Under an April 8 order from the Santa Clara County Public Health Department, volunteers at De Anza College in Cupertino and Maker Nexus in Sunnyvale will be required to disclose the stash of face shields they’re making for distribution to area hospitals.
The order requires all individuals and entities to disclose any large inventories of personal protective equipment and ventilators, including caches of more than 100 face shields. Maker Nexus last month undertook an initiative with the Valley Medical Center Foundation to produce 3,000 face shields a week. Instructors and classified employees in De Anza’s Design and Manufacturing Technologies (DMT) Department are making the plastic headbands that hold the face shields.
At De Anza, DMT department chair Mike Appio and three other staffers are using equipment in the department’s Additive Manufacturing Lab—including industrial 3D-printing machines and desktop 3D printers—to produce 100 headbands a week toward the effort, according to department.
The De Anza group is among 400 volunteers involved in making the face shields, including Saratoga High School students who are members of the school’s Mechanical Science and Engineering Team. Appio says his department’s lab equipment gives his staff a leg up on production.
“Our equipment is more commercial than people have at home,” he adds. “We can fulfill more than many people who are sending them in, and we can help in other ways.”
One of those ways is to work on a method for making the masks that employs plastic injection molding, which Appio says is faster than 3D printing.
Appio says some of his students who are members of Maker Nexus told him about the nonprofit’s efforts before De Anza cancelled classes March 16 due to coronavirus concerns. While he acknowledges that the project would be a good learning experience, Appio is hesitant to bring students into the lab while social distancing is in effect.
“Right now, we can keep up with demand and keep safe,” he says.

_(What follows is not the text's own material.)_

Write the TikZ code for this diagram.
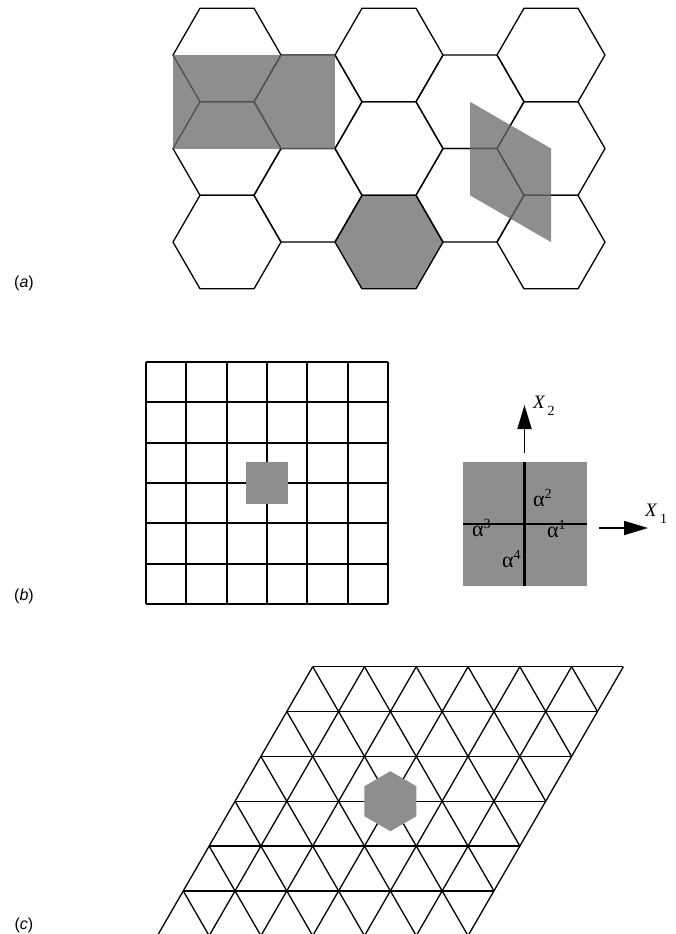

Appio says he and other members of the DMT department—including instructors Corey Dunsky and Brandon Boulden and lab coordinator Max Gilleland—are observing health and safety protocols while operating machines in the lab. They’re practicing social distancing, wearing appropriate protective equipment and regularly sterilizing all equipment and surfaces during the project.
The department chair says he hopes momentum for projects like the face shield initiative continues to build as the pandemic runs its course. Appio would also like to see Maker Nexus get its due in the form of donations for the project, as face shields cost $5 each to make.
“There are all these Makers creating great things,” he says. “Hopefully, we can keep donations coming in.”